◆ **REQUIRED TASK**:
What are the lines from the one with "Write the Apache ECharts code for this chart." through the one with "['1200', '200', '400', '600', '800', '1000', '1200'];", inclusive? Output them exactly, and leave out the pictures.

◆ **DATA**:

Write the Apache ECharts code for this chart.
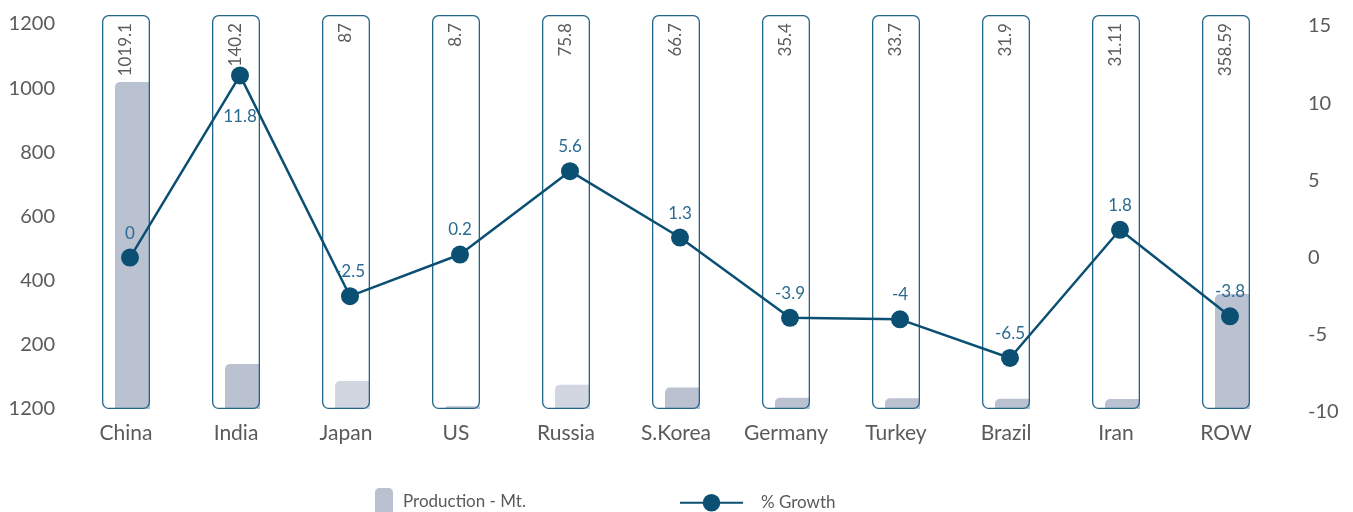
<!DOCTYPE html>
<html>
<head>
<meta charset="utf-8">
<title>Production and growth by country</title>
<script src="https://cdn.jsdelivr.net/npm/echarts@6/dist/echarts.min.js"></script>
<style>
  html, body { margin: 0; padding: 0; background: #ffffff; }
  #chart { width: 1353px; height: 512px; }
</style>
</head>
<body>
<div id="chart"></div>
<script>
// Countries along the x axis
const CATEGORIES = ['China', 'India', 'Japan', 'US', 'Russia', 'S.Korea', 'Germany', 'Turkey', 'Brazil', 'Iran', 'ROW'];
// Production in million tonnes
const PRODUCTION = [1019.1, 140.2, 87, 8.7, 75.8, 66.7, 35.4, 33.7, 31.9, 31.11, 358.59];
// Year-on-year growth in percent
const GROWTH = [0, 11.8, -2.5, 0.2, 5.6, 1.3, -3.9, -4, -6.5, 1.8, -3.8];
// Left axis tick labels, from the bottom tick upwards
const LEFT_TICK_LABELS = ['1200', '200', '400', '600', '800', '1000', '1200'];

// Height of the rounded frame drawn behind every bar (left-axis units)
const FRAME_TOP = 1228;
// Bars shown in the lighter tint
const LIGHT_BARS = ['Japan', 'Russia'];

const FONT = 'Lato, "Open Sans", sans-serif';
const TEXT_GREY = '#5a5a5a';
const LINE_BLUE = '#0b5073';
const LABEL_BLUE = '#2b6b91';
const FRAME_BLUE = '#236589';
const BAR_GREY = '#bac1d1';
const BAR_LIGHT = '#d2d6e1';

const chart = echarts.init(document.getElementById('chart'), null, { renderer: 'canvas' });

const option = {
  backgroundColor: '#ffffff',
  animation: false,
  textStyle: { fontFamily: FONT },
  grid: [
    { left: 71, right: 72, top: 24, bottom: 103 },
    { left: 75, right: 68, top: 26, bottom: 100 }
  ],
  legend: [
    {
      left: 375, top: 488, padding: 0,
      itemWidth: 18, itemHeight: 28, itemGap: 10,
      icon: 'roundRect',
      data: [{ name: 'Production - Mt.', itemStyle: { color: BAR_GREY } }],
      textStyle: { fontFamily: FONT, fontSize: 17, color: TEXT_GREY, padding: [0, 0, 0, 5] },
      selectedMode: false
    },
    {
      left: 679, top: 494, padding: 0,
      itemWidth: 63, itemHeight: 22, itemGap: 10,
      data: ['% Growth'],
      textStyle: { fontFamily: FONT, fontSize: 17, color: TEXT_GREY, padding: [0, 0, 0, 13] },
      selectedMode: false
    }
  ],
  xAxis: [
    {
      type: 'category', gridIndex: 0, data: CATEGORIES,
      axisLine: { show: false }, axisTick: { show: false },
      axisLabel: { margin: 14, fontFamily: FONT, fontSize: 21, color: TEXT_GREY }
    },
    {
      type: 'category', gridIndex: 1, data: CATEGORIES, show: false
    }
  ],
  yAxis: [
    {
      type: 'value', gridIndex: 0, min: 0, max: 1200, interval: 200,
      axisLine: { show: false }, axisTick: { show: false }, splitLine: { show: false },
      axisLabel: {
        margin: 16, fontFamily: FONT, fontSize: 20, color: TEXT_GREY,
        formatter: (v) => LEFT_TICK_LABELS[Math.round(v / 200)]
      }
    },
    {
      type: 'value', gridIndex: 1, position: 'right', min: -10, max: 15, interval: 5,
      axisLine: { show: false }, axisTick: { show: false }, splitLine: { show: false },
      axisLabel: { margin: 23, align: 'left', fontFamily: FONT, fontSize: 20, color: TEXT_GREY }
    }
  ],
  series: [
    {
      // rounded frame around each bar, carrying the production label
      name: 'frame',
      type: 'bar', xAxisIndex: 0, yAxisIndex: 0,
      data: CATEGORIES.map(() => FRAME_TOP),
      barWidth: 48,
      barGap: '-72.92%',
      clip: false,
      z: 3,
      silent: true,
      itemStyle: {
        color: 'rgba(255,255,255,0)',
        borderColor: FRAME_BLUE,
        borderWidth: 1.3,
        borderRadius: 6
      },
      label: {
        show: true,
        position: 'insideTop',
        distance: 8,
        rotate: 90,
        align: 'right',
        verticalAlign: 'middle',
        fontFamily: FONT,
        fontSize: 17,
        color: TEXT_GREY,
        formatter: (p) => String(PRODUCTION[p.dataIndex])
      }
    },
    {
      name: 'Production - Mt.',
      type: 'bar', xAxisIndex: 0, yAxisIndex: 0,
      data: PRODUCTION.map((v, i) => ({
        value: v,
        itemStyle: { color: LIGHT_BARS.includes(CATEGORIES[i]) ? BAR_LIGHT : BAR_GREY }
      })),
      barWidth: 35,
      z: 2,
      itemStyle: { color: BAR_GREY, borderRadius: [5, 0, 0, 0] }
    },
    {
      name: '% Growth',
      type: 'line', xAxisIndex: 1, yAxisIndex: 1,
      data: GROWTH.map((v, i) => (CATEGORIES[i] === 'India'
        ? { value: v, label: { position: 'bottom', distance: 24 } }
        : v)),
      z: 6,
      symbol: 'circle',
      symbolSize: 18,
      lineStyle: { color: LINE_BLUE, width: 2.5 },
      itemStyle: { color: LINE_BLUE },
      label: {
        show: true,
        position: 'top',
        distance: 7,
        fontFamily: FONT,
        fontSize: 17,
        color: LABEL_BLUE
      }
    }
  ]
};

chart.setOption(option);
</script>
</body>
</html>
--
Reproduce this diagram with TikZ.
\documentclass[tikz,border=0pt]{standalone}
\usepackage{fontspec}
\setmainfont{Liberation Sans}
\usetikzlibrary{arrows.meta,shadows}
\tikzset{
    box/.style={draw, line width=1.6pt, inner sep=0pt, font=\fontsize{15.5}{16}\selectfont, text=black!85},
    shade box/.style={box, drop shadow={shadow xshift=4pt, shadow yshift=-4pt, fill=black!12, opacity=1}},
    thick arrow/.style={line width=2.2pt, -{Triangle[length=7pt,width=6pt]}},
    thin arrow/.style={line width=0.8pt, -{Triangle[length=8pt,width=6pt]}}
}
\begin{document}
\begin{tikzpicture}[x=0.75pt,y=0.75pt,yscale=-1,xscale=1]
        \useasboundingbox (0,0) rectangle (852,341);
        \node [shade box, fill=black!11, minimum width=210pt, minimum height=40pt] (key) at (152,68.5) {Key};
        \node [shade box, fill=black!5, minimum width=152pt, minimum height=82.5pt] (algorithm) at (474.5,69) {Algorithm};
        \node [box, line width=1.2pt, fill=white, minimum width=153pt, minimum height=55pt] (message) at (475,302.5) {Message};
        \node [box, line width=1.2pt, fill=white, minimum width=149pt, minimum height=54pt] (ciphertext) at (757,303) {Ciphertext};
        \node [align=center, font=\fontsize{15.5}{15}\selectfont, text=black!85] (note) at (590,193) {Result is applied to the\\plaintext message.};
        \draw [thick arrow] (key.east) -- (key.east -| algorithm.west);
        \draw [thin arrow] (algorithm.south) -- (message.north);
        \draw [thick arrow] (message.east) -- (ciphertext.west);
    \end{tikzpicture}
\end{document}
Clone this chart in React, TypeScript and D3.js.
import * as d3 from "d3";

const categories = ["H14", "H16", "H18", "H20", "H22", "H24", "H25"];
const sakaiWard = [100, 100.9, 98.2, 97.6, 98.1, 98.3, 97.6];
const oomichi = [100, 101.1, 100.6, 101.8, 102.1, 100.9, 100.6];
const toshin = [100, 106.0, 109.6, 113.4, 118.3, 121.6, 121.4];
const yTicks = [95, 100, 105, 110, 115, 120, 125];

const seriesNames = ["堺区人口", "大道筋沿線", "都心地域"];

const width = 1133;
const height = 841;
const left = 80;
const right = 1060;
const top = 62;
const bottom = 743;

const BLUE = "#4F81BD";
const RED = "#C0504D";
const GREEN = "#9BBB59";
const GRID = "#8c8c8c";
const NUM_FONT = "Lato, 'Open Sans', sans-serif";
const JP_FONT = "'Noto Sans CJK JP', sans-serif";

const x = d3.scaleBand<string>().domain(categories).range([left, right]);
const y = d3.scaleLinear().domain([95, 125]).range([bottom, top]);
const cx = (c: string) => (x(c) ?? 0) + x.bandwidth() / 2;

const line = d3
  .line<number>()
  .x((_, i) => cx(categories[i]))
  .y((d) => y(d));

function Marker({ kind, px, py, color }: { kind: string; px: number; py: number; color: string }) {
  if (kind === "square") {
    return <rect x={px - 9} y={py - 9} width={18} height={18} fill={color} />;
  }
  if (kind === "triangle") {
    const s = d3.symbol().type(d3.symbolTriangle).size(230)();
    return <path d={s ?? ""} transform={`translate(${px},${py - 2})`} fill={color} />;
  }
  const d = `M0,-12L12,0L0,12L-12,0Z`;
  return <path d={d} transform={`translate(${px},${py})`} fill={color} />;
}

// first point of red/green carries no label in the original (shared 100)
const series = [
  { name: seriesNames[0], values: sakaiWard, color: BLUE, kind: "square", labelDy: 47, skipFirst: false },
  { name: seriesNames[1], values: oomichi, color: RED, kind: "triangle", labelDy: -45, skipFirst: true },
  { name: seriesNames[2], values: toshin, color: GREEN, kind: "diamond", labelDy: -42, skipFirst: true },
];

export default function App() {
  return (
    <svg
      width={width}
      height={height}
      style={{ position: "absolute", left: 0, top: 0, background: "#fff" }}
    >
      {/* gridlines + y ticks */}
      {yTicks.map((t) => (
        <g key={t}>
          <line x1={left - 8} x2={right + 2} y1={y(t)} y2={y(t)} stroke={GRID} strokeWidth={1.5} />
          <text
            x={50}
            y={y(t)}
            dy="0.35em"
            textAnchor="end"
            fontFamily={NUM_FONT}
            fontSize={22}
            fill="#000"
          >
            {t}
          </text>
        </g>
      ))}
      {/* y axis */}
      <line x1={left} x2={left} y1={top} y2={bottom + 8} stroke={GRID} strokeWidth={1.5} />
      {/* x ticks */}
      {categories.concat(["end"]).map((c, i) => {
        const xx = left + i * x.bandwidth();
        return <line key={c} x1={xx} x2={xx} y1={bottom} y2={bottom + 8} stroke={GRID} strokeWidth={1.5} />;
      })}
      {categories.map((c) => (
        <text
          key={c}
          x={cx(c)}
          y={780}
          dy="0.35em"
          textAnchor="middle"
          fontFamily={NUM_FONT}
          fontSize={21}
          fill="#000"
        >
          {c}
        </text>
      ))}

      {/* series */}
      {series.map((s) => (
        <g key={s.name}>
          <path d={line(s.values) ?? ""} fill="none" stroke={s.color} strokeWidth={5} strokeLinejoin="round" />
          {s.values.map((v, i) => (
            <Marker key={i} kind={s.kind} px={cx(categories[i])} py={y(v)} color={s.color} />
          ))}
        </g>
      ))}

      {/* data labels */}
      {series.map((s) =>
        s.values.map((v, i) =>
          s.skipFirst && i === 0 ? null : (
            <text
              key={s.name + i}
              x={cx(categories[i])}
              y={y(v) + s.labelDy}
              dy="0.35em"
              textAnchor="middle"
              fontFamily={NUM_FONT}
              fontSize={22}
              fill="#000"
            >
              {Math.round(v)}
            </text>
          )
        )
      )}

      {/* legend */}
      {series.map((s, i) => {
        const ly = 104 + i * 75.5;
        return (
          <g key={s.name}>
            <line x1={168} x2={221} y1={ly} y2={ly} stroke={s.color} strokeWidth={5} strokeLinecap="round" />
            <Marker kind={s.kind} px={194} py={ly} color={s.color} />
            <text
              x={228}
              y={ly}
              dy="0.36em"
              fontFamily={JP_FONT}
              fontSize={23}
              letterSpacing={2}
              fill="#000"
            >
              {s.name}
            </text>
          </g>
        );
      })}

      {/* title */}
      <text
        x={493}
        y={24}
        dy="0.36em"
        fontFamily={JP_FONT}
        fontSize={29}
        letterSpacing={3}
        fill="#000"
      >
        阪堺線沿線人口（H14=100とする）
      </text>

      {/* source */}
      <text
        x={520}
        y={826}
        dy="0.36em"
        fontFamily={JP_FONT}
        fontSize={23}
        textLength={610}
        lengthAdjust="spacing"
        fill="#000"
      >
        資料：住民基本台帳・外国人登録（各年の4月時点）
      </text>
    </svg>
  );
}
==
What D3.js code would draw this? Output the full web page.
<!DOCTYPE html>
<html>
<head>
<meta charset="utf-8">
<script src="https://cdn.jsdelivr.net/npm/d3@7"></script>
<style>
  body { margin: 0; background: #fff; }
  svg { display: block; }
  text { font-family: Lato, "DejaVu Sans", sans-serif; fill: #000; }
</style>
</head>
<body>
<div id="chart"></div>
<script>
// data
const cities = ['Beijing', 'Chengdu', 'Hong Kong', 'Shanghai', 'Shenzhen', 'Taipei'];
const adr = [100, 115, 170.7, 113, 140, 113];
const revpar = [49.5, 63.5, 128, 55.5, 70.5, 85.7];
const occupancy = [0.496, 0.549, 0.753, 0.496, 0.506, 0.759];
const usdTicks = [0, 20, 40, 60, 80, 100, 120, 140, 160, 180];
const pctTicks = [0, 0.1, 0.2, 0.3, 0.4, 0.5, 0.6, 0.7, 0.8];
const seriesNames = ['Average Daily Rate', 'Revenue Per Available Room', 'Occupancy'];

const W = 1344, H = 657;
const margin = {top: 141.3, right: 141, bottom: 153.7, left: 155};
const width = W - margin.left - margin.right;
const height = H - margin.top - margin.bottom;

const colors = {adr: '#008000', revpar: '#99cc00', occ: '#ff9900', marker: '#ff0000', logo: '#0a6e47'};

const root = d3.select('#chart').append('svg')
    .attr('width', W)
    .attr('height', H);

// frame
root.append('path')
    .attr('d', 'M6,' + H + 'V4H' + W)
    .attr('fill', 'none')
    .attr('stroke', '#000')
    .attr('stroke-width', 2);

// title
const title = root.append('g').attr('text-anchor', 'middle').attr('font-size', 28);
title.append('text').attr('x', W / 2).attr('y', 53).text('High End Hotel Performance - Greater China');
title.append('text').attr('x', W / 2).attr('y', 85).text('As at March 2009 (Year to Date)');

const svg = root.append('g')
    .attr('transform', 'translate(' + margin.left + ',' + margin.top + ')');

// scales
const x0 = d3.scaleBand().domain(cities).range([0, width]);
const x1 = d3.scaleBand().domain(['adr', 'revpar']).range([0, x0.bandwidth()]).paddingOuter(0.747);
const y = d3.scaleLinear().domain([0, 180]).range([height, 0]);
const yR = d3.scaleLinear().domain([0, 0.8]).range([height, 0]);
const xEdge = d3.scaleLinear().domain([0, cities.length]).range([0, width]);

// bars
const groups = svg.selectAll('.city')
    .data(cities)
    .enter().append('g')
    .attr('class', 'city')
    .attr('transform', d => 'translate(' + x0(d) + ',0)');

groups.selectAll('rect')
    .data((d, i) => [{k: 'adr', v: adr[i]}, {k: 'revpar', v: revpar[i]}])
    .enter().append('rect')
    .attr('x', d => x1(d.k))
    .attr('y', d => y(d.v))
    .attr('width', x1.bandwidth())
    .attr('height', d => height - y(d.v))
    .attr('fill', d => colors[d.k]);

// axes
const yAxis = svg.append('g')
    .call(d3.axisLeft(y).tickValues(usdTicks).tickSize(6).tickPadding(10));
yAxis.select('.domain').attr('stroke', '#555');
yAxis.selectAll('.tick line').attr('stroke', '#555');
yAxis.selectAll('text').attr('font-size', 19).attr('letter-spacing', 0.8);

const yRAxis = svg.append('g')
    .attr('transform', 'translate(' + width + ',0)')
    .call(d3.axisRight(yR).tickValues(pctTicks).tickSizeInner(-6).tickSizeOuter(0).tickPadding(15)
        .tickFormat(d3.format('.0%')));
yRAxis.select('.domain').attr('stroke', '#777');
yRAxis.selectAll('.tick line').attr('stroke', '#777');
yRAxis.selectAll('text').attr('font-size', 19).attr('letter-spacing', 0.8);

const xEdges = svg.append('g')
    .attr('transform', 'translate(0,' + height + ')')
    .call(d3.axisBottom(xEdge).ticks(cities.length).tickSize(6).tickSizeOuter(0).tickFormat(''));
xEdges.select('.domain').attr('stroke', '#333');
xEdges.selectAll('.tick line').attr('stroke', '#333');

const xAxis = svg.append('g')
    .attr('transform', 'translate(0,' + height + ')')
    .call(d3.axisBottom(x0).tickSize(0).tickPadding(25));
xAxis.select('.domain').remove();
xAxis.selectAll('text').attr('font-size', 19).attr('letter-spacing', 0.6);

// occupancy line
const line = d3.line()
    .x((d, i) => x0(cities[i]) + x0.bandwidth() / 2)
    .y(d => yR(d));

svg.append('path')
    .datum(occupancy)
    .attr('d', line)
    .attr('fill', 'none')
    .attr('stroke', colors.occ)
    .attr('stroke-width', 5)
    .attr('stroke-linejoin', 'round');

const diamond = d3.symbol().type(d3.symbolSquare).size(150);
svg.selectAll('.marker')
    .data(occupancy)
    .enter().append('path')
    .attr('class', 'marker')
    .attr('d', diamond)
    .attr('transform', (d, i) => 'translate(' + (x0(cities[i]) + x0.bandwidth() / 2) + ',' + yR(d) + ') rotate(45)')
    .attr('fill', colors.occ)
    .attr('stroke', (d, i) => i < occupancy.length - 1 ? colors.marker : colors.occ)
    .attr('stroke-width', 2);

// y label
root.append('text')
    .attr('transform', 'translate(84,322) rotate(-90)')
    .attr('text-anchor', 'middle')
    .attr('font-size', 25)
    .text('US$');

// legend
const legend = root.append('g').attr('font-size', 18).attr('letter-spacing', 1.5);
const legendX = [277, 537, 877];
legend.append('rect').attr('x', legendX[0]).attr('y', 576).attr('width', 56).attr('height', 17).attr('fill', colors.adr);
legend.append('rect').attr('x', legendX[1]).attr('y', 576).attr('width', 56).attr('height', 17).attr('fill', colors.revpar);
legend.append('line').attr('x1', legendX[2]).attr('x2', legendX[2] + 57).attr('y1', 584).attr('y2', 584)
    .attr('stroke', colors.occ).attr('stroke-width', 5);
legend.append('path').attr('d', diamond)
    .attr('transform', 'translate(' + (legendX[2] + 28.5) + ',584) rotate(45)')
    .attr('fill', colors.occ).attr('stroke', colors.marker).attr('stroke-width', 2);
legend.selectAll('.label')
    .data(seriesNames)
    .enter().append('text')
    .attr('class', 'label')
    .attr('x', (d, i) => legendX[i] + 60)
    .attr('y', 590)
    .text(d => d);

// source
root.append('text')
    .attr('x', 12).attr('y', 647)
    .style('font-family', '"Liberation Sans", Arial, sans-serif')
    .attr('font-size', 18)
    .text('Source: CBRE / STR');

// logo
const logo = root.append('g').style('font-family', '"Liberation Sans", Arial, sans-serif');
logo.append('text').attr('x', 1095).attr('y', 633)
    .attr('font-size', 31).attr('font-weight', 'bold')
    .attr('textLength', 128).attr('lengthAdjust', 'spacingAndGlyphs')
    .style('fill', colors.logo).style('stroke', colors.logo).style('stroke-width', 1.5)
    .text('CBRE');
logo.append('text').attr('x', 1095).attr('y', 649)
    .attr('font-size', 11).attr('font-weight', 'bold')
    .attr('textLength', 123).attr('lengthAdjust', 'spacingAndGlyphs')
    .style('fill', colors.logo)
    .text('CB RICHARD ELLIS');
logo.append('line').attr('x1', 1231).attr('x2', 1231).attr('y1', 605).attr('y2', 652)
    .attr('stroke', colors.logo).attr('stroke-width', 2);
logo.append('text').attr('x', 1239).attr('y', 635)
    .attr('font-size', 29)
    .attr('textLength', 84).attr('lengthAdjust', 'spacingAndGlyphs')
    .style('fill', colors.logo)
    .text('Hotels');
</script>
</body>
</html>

◆ **COMPLETE OUTPUT**:
Write the Apache ECharts code for this chart.
<!DOCTYPE html>
<html>
<head>
<meta charset="utf-8">
<title>Production and growth by country</title>
<script src="https://cdn.jsdelivr.net/npm/echarts@6/dist/echarts.min.js"></script>
<style>
  html, body { margin: 0; padding: 0; background: #ffffff; }
  #chart { width: 1353px; height: 512px; }
</style>
</head>
<body>
<div id="chart"></div>
<script>
// Countries along the x axis
const CATEGORIES = ['China', 'India', 'Japan', 'US', 'Russia', 'S.Korea', 'Germany', 'Turkey', 'Brazil', 'Iran', 'ROW'];
// Production in million tonnes
const PRODUCTION = [1019.1, 140.2, 87, 8.7, 75.8, 66.7, 35.4, 33.7, 31.9, 31.11, 358.59];
// Year-on-year growth in percent
const GROWTH = [0, 11.8, -2.5, 0.2, 5.6, 1.3, -3.9, -4, -6.5, 1.8, -3.8];
// Left axis tick labels, from the bottom tick upwards
const LEFT_TICK_LABELS = ['1200', '200', '400', '600', '800', '1000', '1200'];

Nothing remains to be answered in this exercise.